Reproduce the listing below without changes, except that pictures are left out.

--------------------

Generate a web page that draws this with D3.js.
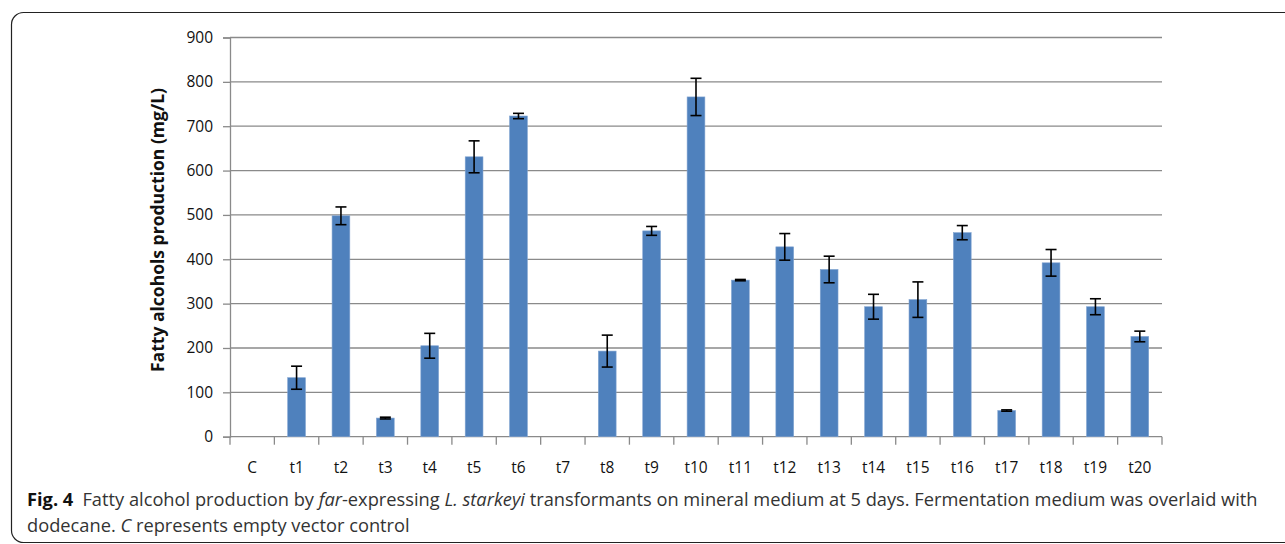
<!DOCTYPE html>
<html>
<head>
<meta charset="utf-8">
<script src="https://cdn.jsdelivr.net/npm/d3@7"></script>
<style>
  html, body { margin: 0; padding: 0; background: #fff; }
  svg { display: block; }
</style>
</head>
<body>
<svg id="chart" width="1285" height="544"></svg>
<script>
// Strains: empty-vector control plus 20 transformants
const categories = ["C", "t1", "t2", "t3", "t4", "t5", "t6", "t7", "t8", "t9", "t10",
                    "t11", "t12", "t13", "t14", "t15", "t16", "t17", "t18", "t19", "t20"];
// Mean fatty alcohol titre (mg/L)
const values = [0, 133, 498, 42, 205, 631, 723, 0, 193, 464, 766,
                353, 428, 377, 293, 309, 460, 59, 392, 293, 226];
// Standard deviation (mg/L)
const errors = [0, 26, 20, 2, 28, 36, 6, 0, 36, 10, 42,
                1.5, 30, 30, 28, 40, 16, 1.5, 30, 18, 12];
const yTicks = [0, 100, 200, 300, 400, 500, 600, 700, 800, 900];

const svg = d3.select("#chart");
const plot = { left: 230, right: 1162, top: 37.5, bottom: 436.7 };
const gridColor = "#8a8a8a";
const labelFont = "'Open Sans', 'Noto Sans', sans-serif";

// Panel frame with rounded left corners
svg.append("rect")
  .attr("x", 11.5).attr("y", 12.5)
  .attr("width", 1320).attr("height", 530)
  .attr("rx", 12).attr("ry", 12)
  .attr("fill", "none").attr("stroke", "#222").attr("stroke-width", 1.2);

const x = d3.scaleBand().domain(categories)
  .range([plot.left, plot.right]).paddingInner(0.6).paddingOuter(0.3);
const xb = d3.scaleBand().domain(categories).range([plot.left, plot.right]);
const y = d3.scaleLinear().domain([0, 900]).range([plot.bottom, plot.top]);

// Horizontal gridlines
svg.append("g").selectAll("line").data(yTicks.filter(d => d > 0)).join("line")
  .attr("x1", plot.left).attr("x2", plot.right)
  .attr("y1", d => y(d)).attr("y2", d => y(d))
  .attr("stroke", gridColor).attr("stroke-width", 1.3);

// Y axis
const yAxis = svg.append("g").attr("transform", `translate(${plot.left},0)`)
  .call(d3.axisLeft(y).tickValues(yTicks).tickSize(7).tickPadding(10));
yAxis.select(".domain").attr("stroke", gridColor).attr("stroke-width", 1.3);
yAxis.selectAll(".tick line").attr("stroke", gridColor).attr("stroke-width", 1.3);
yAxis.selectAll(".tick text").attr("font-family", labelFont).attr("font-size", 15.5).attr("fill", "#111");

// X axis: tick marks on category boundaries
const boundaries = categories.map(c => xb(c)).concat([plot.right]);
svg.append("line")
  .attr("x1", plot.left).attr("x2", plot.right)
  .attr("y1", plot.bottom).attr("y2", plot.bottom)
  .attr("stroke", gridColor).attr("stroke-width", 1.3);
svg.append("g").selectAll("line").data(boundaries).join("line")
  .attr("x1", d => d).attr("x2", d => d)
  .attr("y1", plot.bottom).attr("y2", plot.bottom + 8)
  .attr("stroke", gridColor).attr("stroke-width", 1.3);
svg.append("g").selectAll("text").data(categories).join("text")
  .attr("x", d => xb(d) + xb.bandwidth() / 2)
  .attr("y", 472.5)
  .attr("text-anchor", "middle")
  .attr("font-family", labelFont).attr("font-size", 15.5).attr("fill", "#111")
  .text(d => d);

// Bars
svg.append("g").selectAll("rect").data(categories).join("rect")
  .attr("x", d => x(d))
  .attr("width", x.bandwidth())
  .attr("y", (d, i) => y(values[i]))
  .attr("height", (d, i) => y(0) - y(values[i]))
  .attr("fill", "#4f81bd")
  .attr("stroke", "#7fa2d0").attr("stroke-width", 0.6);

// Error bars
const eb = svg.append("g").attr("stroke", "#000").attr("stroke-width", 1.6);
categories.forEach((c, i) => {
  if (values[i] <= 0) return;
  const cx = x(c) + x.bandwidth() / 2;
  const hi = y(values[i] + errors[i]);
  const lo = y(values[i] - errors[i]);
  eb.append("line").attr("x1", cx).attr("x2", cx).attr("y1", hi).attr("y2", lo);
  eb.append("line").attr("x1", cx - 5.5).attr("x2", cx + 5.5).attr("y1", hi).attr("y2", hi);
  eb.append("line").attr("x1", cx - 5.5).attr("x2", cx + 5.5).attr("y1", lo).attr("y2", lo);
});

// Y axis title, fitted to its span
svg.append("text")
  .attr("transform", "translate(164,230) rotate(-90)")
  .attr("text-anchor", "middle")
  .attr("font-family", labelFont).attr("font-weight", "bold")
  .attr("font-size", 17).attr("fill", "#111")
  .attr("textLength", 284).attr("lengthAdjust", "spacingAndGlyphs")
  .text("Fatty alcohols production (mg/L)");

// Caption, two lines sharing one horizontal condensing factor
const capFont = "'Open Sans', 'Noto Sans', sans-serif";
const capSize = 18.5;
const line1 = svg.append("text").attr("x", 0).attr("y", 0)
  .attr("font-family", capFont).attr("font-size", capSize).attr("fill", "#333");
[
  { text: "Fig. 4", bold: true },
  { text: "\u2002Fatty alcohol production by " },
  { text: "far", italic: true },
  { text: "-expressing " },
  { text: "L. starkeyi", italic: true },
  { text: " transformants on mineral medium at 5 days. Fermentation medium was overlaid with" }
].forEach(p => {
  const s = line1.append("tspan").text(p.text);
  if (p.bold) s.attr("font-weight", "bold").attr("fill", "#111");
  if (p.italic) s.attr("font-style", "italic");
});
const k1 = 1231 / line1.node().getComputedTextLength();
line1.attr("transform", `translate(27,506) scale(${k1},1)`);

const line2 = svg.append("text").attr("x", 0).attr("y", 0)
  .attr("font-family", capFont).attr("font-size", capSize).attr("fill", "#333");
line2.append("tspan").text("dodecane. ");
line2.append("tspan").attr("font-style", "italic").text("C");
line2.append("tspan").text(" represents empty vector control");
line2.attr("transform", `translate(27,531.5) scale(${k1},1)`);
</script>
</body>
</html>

--------------------

Written response
Generate a web page that draws this with D3.js.
<!DOCTYPE html>
<html>
<head>
<meta charset="utf-8">
<script src="https://cdn.jsdelivr.net/npm/d3@7"></script>
<style>
  html, body { margin: 0; padding: 0; background: #fff; }
  svg { display: block; }
</style>
</head>
<body>
<svg id="chart" width="1285" height="544"></svg>
<script>
// Strains: empty-vector control plus 20 transformants
const categories = ["C", "t1", "t2", "t3", "t4", "t5", "t6", "t7", "t8", "t9", "t10",
                    "t11", "t12", "t13", "t14", "t15", "t16", "t17", "t18", "t19", "t20"];
// Mean fatty alcohol titre (mg/L)
const values = [0, 133, 498, 42, 205, 631, 723, 0, 193, 464, 766,
                353, 428, 377, 293, 309, 460, 59, 392, 293, 226];
// Standard deviation (mg/L)
const errors = [0, 26, 20, 2, 28, 36, 6, 0, 36, 10, 42,
                1.5, 30, 30, 28, 40, 16, 1.5, 30, 18, 12];
const yTicks = [0, 100, 200, 300, 400, 500, 600, 700, 800, 900];

const svg = d3.select("#chart");
const plot = { left: 230, right: 1162, top: 37.5, bottom: 436.7 };
const gridColor = "#8a8a8a";
const labelFont = "'Open Sans', 'Noto Sans', sans-serif";

// Panel frame with rounded left corners
svg.append("rect")
  .attr("x", 11.5).attr("y", 12.5)
  .attr("width", 1320).attr("height", 530)
  .attr("rx", 12).attr("ry", 12)
  .attr("fill", "none").attr("stroke", "#222").attr("stroke-width", 1.2);

const x = d3.scaleBand().domain(categories)
  .range([plot.left, plot.right]).paddingInner(0.6).paddingOuter(0.3);
const xb = d3.scaleBand().domain(categories).range([plot.left, plot.right]);
const y = d3.scaleLinear().domain([0, 900]).range([plot.bottom, plot.top]);

// Horizontal gridlines
svg.append("g").selectAll("line").data(yTicks.filter(d => d > 0)).join("line")
  .attr("x1", plot.left).attr("x2", plot.right)
  .attr("y1", d => y(d)).attr("y2", d => y(d))
  .attr("stroke", gridColor).attr("stroke-width", 1.3);

// Y axis
const yAxis = svg.append("g").attr("transform", `translate(${plot.left},0)`)
  .call(d3.axisLeft(y).tickValues(yTicks).tickSize(7).tickPadding(10));
yAxis.select(".domain").attr("stroke", gridColor).attr("stroke-width", 1.3);
yAxis.selectAll(".tick line").attr("stroke", gridColor).attr("stroke-width", 1.3);
yAxis.selectAll(".tick text").attr("font-family", labelFont).attr("font-size", 15.5).attr("fill", "#111");

// X axis: tick marks on category boundaries
const boundaries = categories.map(c => xb(c)).concat([plot.right]);
svg.append("line")
  .attr("x1", plot.left).attr("x2", plot.right)
  .attr("y1", plot.bottom).attr("y2", plot.bottom)
  .attr("stroke", gridColor).attr("stroke-width", 1.3);
svg.append("g").selectAll("line").data(boundaries).join("line")
  .attr("x1", d => d).attr("x2", d => d)
  .attr("y1", plot.bottom).attr("y2", plot.bottom + 8)
  .attr("stroke", gridColor).attr("stroke-width", 1.3);
svg.append("g").selectAll("text").data(categories).join("text")
  .attr("x", d => xb(d) + xb.bandwidth() / 2)
  .attr("y", 472.5)
  .attr("text-anchor", "middle")
  .attr("font-family", labelFont).attr("font-size", 15.5).attr("fill", "#111")
  .text(d => d);

// Bars
svg.append("g").selectAll("rect").data(categories).join("rect")
  .attr("x", d => x(d))
  .attr("width", x.bandwidth())
  .attr("y", (d, i) => y(values[i]))
  .attr("height", (d, i) => y(0) - y(values[i]))
  .attr("fill", "#4f81bd")
  .attr("stroke", "#7fa2d0").attr("stroke-width", 0.6);

// Error bars
const eb = svg.append("g").attr("stroke", "#000").attr("stroke-width", 1.6);
categories.forEach((c, i) => {
  if (values[i] <= 0) return;
  const cx = x(c) + x.bandwidth() / 2;
  const hi = y(values[i] + errors[i]);
  const lo = y(values[i] - errors[i]);
  eb.append("line").attr("x1", cx).attr("x2", cx).attr("y1", hi).attr("y2", lo);
  eb.append("line").attr("x1", cx - 5.5).attr("x2", cx + 5.5).attr("y1", hi).attr("y2", hi);
  eb.append("line").attr("x1", cx - 5.5).attr("x2", cx + 5.5).attr("y1", lo).attr("y2", lo);
});

// Y axis title, fitted to its span
svg.append("text")
  .attr("transform", "translate(164,230) rotate(-90)")
  .attr("text-anchor", "middle")
  .attr("font-family", labelFont).attr("font-weight", "bold")
  .attr("font-size", 17).attr("fill", "#111")
  .attr("textLength", 284).attr("lengthAdjust", "spacingAndGlyphs")
  .text("Fatty alcohols production (mg/L)");

// Caption, two lines sharing one horizontal condensing factor
const capFont = "'Open Sans', 'Noto Sans', sans-serif";
const capSize = 18.5;
const line1 = svg.append("text").attr("x", 0).attr("y", 0)
  .attr("font-family", capFont).attr("font-size", capSize).attr("fill", "#333");
[
  { text: "Fig. 4", bold: true },
  { text: "\u2002Fatty alcohol production by " },
  { text: "far", italic: true },
  { text: "-expressing " },
  { text: "L. starkeyi", italic: true },
  { text: " transformants on mineral medium at 5 days. Fermentation medium was overlaid with" }
].forEach(p => {
  const s = line1.append("tspan").text(p.text);
  if (p.bold) s.attr("font-weight", "bold").attr("fill", "#111");
  if (p.italic) s.attr("font-style", "italic");
});
const k1 = 1231 / line1.node().getComputedTextLength();
line1.attr("transform", `translate(27,506) scale(${k1},1)`);

const line2 = svg.append("text").attr("x", 0).attr("y", 0)
  .attr("font-family", capFont).attr("font-size", capSize).attr("fill", "#333");
line2.append("tspan").text("dodecane. ");
line2.append("tspan").attr("font-style", "italic").text("C");
line2.append("tspan").text(" represents empty vector control");
line2.attr("transform", `translate(27,531.5) scale(${k1},1)`);
</script>
</body>
</html>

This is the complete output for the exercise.